**What you need to do**. Type out the complete listing below word for word, without its pictures.

**Provided material**.
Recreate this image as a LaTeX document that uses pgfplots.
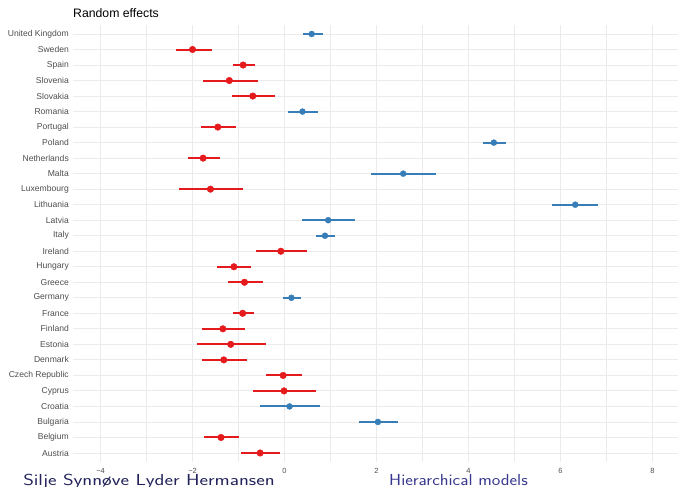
\documentclass[border=0pt]{standalone}
\usepackage{fontspec}
\setmainfont{Liberation Sans}
\usepackage{pgfplots}
\usepackage{pgfplotstable}
\pgfplotsset{compat=1.18}
\definecolor{setred}{HTML}{E41A1C}
\definecolor{setblue}{HTML}{377EB8}
\definecolor{gridc}{HTML}{EBEBEB}
\definecolor{labc}{HTML}{4D4D4D}
\definecolor{footA}{HTML}{23235B}
\definecolor{footB}{HTML}{38388E}
\pgfplotstableread{
x y em ep
-0.53 1 0.41 0.43
-1.38 2 0.36 0.38
-0.01 5 0.67 0.70
-0.03 6 0.37 0.40
-1.32 7 0.47 0.50
-1.17 8 0.73 0.77
-1.34 9 0.46 0.48
-0.91 10 0.22 0.24
-0.87 12 0.36 0.40
-1.10 13 0.36 0.37
-0.08 14 0.54 0.56
-1.61 18 0.68 0.70
-1.77 20 0.32 0.37
-1.45 22 0.37 0.40
-0.69 24 0.46 0.49
-1.20 25 0.58 0.62
-0.90 26 0.23 0.25
-2.00 27 0.36 0.42
}\reddata
\pgfplotstableread{
x y em ep
2.03 3 0.41 0.43
0.11 4 0.64 0.66
0.15 11 0.18 0.20
0.88 15 0.20 0.22
0.95 16 0.57 0.58
6.32 17 0.50 0.50
2.58 19 0.70 0.72
4.55 21 0.23 0.26
0.39 23 0.31 0.33
0.59 28 0.19 0.24
}\bluedata
\begin{document}
\begin{tikzpicture}[x=1bp,y=1bp]
\useasboundingbox (0,0) rectangle (678,487);
\begin{axis}[
  at={(73bp,25bp)}, anchor=south west,
  scale only axis, width=605bp, height=437bp,
  xmin=-4.598, xmax=8.554, ymin=0.42, ymax=28.58,
  axis line style={draw=none},
  major tick length=0pt, minor tick length=0pt,
  xtick={-4,-2,0,2,4,6,8},
  xticklabels={−4,−2,0,2,4,6,8},
  minor xtick={-3,-1,1,3,5,7},
  ytick={1,...,28},
  yticklabels={Austria,Belgium,Bulgaria,Croatia,Cyprus,Czech Republic,Denmark,Estonia,Finland,France,Germany,Greece,Hungary,Ireland,Italy,Latvia,Lithuania,Luxembourg,Malta,Netherlands,Poland,Portugal,Romania,Slovakia,Slovenia,Spain,Sweden,United Kingdom},
  grid=both,
  major grid style={gridc, line width=0.9bp},
  minor grid style={gridc, line width=0.9bp},
  yticklabel style={font=\fontsize{8.6}{10}\selectfont, text=labc, anchor=east, inner sep=0pt, xshift=-4bp},
  xticklabel style={font=\fontsize{7.5}{9}\selectfont, text=labc, anchor=base, inner sep=0pt, yshift=-12bp},
  clip=false,
]
\addplot[only marks, mark=*, mark size=3.3bp, color=setred, mark options={draw=setred, fill=setred},
  error bars/.cd, x dir=both, x explicit, error mark=none,
  error bar style={line width=2bp, setred}]
  table[x=x, y=y, x error plus=ep, x error minus=em] {\reddata};
\addplot[only marks, mark=*, mark size=3.0bp, color=setblue, mark options={draw=setblue, fill=setblue},
  error bars/.cd, x dir=both, x explicit, error mark=none,
  error bar style={line width=2bp, setblue}]
  table[x=x, y=y, x error plus=ep, x error minus=em] {\bluedata};
\end{axis}
\node[anchor=base west, inner sep=0pt, font=\fontsize{12.3}{14}\selectfont] at (73,469.5) {Random effects};
\node[anchor=base west, inner sep=0pt, xscale=1.28, font=\sffamily\fontsize{16}{19}\selectfont, text=footA] at (23,1.5) {Silje Synnøve Lyder Hermansen};
\node[anchor=base west, inner sep=0pt, xscale=1.14, font=\sffamily\fontsize{16}{19}\selectfont, text=footB] at (389,1.5) {Hierarchical models};
\end{tikzpicture}
\end{document}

**Written response**.
Recreate this image as a LaTeX document that uses pgfplots.
\documentclass[border=0pt]{standalone}
\usepackage{fontspec}
\setmainfont{Liberation Sans}
\usepackage{pgfplots}
\usepackage{pgfplotstable}
\pgfplotsset{compat=1.18}
\definecolor{setred}{HTML}{E41A1C}
\definecolor{setblue}{HTML}{377EB8}
\definecolor{gridc}{HTML}{EBEBEB}
\definecolor{labc}{HTML}{4D4D4D}
\definecolor{footA}{HTML}{23235B}
\definecolor{footB}{HTML}{38388E}
\pgfplotstableread{
x y em ep
-0.53 1 0.41 0.43
-1.38 2 0.36 0.38
-0.01 5 0.67 0.70
-0.03 6 0.37 0.40
-1.32 7 0.47 0.50
-1.17 8 0.73 0.77
-1.34 9 0.46 0.48
-0.91 10 0.22 0.24
-0.87 12 0.36 0.40
-1.10 13 0.36 0.37
-0.08 14 0.54 0.56
-1.61 18 0.68 0.70
-1.77 20 0.32 0.37
-1.45 22 0.37 0.40
-0.69 24 0.46 0.49
-1.20 25 0.58 0.62
-0.90 26 0.23 0.25
-2.00 27 0.36 0.42
}\reddata
\pgfplotstableread{
x y em ep
2.03 3 0.41 0.43
0.11 4 0.64 0.66
0.15 11 0.18 0.20
0.88 15 0.20 0.22
0.95 16 0.57 0.58
6.32 17 0.50 0.50
2.58 19 0.70 0.72
4.55 21 0.23 0.26
0.39 23 0.31 0.33
0.59 28 0.19 0.24
}\bluedata
\begin{document}
\begin{tikzpicture}[x=1bp,y=1bp]
\useasboundingbox (0,0) rectangle (678,487);
\begin{axis}[
  at={(73bp,25bp)}, anchor=south west,
  scale only axis, width=605bp, height=437bp,
  xmin=-4.598, xmax=8.554, ymin=0.42, ymax=28.58,
  axis line style={draw=none},
  major tick length=0pt, minor tick length=0pt,
  xtick={-4,-2,0,2,4,6,8},
  xticklabels={−4,−2,0,2,4,6,8},
  minor xtick={-3,-1,1,3,5,7},
  ytick={1,...,28},
  yticklabels={Austria,Belgium,Bulgaria,Croatia,Cyprus,Czech Republic,Denmark,Estonia,Finland,France,Germany,Greece,Hungary,Ireland,Italy,Latvia,Lithuania,Luxembourg,Malta,Netherlands,Poland,Portugal,Romania,Slovakia,Slovenia,Spain,Sweden,United Kingdom},
  grid=both,
  major grid style={gridc, line width=0.9bp},
  minor grid style={gridc, line width=0.9bp},
  yticklabel style={font=\fontsize{8.6}{10}\selectfont, text=labc, anchor=east, inner sep=0pt, xshift=-4bp},
  xticklabel style={font=\fontsize{7.5}{9}\selectfont, text=labc, anchor=base, inner sep=0pt, yshift=-12bp},
  clip=false,
]
\addplot[only marks, mark=*, mark size=3.3bp, color=setred, mark options={draw=setred, fill=setred},
  error bars/.cd, x dir=both, x explicit, error mark=none,
  error bar style={line width=2bp, setred}]
  table[x=x, y=y, x error plus=ep, x error minus=em] {\reddata};
\addplot[only marks, mark=*, mark size=3.0bp, color=setblue, mark options={draw=setblue, fill=setblue},
  error bars/.cd, x dir=both, x explicit, error mark=none,
  error bar style={line width=2bp, setblue}]
  table[x=x, y=y, x error plus=ep, x error minus=em] {\bluedata};
\end{axis}
\node[anchor=base west, inner sep=0pt, font=\fontsize{12.3}{14}\selectfont] at (73,469.5) {Random effects};
\node[anchor=base west, inner sep=0pt, xscale=1.28, font=\sffamily\fontsize{16}{19}\selectfont, text=footA] at (23,1.5) {Silje Synnøve Lyder Hermansen};
\node[anchor=base west, inner sep=0pt, xscale=1.14, font=\sffamily\fontsize{16}{19}\selectfont, text=footB] at (389,1.5) {Hierarchical models};
\end{tikzpicture}
\end{document}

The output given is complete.